Seanad debates

Tuesday, 9 June 2015

Garda Síochána (Policing Authority and Miscellaneous Provisions) Bill 2015: Second Stage

 

2:30 pm

Photo of Paul BradfordPaul Bradford (Independent) | Oireachtas source

I welcome the Minister of State, Deputy McHugh to the House. I want to make some brief observations on the legislation, to which I give a general welcome. I concede I do not have the expertise in responding to the legislation that the party spokespersons have. They are obviously members of the Joint Committee on Justice, Defence and Equality and went through the matter in the pre-legislative stage in great detail. I am looking at it more from a layman's perspective.

When we are attempting to fix a problem, we should not forget as a society and country that our people have been generally very well served by the Garda Síochána and the forces of law and order over many decades, and their record speaks for itself. There have been difficulties of course and the matters in spring 2014 come to mind and much of the new legislation probably stems from that.
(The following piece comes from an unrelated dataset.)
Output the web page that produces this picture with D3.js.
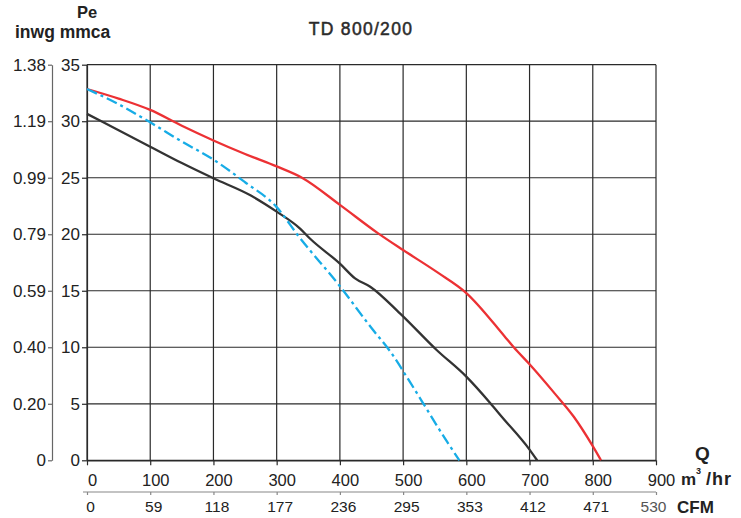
<!DOCTYPE html>
<html>
<head>
<meta charset="utf-8">
<script src="https://cdn.jsdelivr.net/npm/d3@7"></script>
<style>
  html, body { margin: 0; padding: 0; background: #fff; }
  svg { display: block; font-family: "Liberation Sans", Arial, sans-serif; }
</style>
</head>
<body>
<svg id="chart" width="741" height="518"></svg>
<script>
// ---- data ----
const title = "TD 800/200";
const qTicks = [0, 100, 200, 300, 400, 500, 600, 700, 800, 900];
const cfmLabels = ["0", "59", "118", "177", "236", "295", "353", "412", "471", "530"];
const mmcaTicks = [0, 5, 10, 15, 20, 25, 30, 35];
const inwgLabels = ["0", "0.20", "0.40", "0.59", "0.79", "0.99", "1.19", "1.38"];

const redQ = [0, 50, 100, 150, 200, 250, 300, 340, 400, 460, 500, 555, 600, 660, 675, 700, 740, 770, 800, 813];
const redP = [32.85, 32.0, 31.0, 29.6, 28.3, 27.1, 26.0, 25.0, 22.6, 20.1, 18.6, 16.6, 14.8, 11.0, 10.0, 8.5, 5.9, 3.85, 1.25, 0];

const blackQ = [0, 50, 100, 150, 200, 260, 300, 337, 353, 400, 424, 448, 495, 553, 600, 638, 656, 700, 712];
const blackP = [30.65, 29.2, 27.75, 26.3, 24.95, 23.4, 22.0, 20.5, 19.6, 17.4, 16.1, 15.36, 13.0, 9.76, 7.4, 5.05, 3.86, 0.95, 0];

const blueQ = [0, 50, 100, 150, 200, 250, 300, 335, 400, 450, 480, 510, 530, 570, 589];
const blueP = [32.85, 31.5, 29.9, 28.2, 26.6, 24.6, 22.4, 19.8, 15.4, 11.7, 9.6, 7.0, 5.2, 1.6, 0];

// ---- layout ----
const svg = d3.select("#chart");
const x = d3.scaleLinear().domain([0, 900]).range([87, 656]);
const y = d3.scaleLinear().domain([0, 35]).range([460.3, 64.7]);
const gridColor = "#2a2a2a";
const textColor = "#222";

// grid
const grid = svg.append("g");
grid.selectAll("line.v").data(qTicks).enter().append("line")
  .attr("x1", d => x(d)).attr("x2", d => x(d))
  .attr("y1", y(35)).attr("y2", y(0))
  .attr("stroke", gridColor).attr("stroke-width", 1.2);
grid.selectAll("line.h").data(mmcaTicks).enter().append("line")
  .attr("x1", x(0)).attr("x2", x(900))
  .attr("y1", d => y(d)).attr("y2", d => y(d))
  .attr("stroke", gridColor).attr("stroke-width", 1.2);

function styleAxis(g, color) {
  g.selectAll("path.domain").attr("stroke", color).attr("stroke-width", 1.2);
  g.selectAll(".tick line").attr("stroke", color).attr("stroke-width", 1.2);
  g.selectAll(".tick text").attr("fill", textColor)
    .attr("font-family", "Liberation Sans, Arial, sans-serif");
}

// bottom Q axis
const xAxisG = svg.append("g").attr("transform", `translate(0,${y(0)})`)
  .call(d3.axisBottom(x).tickValues(qTicks).tickSizeInner(5).tickSizeOuter(0).tickPadding(9));
styleAxis(xAxisG, gridColor);
xAxisG.selectAll(".tick text").attr("font-size", 16.5).attr("dx", 5);

// CFM axis
const cfmAxisG = svg.append("g").attr("transform", "translate(0,492)")
  .call(d3.axisBottom(x).tickValues(qTicks).tickSizeInner(3).tickSizeOuter(0).tickPadding(6)
    .tickFormat((d, i) => cfmLabels[i]));
styleAxis(cfmAxisG, "#888");
cfmAxisG.select("path.domain").attr("d", `M${x(0) - 4},0H${x(900)}`);
cfmAxisG.selectAll(".tick text").attr("font-size", 15.5).attr("dx", 3);
cfmAxisG.selectAll(".tick text").filter((d, i) => i === cfmLabels.length - 1)
  .attr("fill", "#555").attr("dx", -3);

// left mmca axis
const mmcaAxisG = svg.append("g").attr("transform", `translate(${x(0)},0)`)
  .call(d3.axisLeft(y).tickValues(mmcaTicks).tickSizeInner(5).tickSizeOuter(0).tickPadding(2));
styleAxis(mmcaAxisG, gridColor);
mmcaAxisG.selectAll(".tick text").attr("font-size", 17);

// left inwg axis
const inwgAxisG = svg.append("g").attr("transform", "translate(52,0)")
  .call(d3.axisLeft(y).tickValues(mmcaTicks).tickSizeInner(4).tickSizeOuter(0).tickPadding(2)
    .tickFormat((d, i) => inwgLabels[i]));
styleAxis(inwgAxisG, "#666");
inwgAxisG.selectAll(".tick text").attr("font-size", 17);

// curves
const line = d3.line().x(d => x(d[0])).y(d => y(d[1])).curve(d3.curveMonotoneX);
const series = [
  { q: blackQ, p: blackP, color: "#333333", dash: null },
  { q: redQ, p: redP, color: "#ec3134", dash: null },
  { q: blueQ, p: blueP, color: "#17ace6", dash: "11,4,3,4" }
];
series.forEach(s => {
  svg.append("path")
    .datum(s.q.map((q, i) => [q, s.p[i]]))
    .attr("d", line)
    .attr("fill", "none")
    .attr("stroke", s.color)
    .attr("stroke-width", 2.3)
    .attr("stroke-dasharray", s.dash)
    .attr("stroke-linejoin", "round");
});

// title and labels
svg.append("text").attr("x", 361).attr("y", 35).attr("text-anchor", "middle")
  .attr("font-size", 17.5).attr("letter-spacing", 1.3).attr("fill", "#2a2a2a")
  .attr("stroke", "#2a2a2a").attr("stroke-width", 0.5).text(title);

const bold = (xx, yy, txt, size, anchor) => svg.append("text")
  .attr("x", xx).attr("y", yy).attr("text-anchor", anchor || "middle")
  .attr("font-size", size).attr("font-weight", "bold").attr("fill", textColor).text(txt);

bold(87, 18, "Pe", 16.5);
bold(15, 38, "inwg mmca", 17.5, "start");
bold(702.5, 460, "Q", 19);
bold(681, 485, "m", 17, "start");
bold(696, 474, "3", 9, "start");
bold(732, 485, "/hr", 18, "end").attr("letter-spacing", 1);
bold(677, 513, "CFM", 17, "start");
</script>
</body>
</html>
We must acknowledge that the record of the Garda Síochána since its inception has been very positive.

When we discuss accountability and transferring powers to new authorities and structures, the initial response is that it is obviously very positive and something we should welcome. We also must acknowledge from a political perspective that the elected Members of the Dáil vote for Ministers to head each Department, including the Department of Justice and Equality, and they work with Ministers of State on the whole. It was a strong tradition in this country that a Minister was accountable for every decision made within his or her Department and within all the agencies under the aegis of that Department. That was the tradition of politics and public administration.

Across virtually every Department there is such decentralisation of decision-making and such a transfer of power and accountability that while it may seem positive and a sharing of responsibility, accountability is becoming ever more difficult to define. We have all contacted Ministers across all Departments making representations and raising queries on behalf of the public only to be informed that the Minister has no responsibility and that the matter is the responsibility of a particular agency. When I first arrived in this House many moons ago, if I had a question for the Department of Health, the Minister would respond to virtually every question be that in the Dáil or Seanad.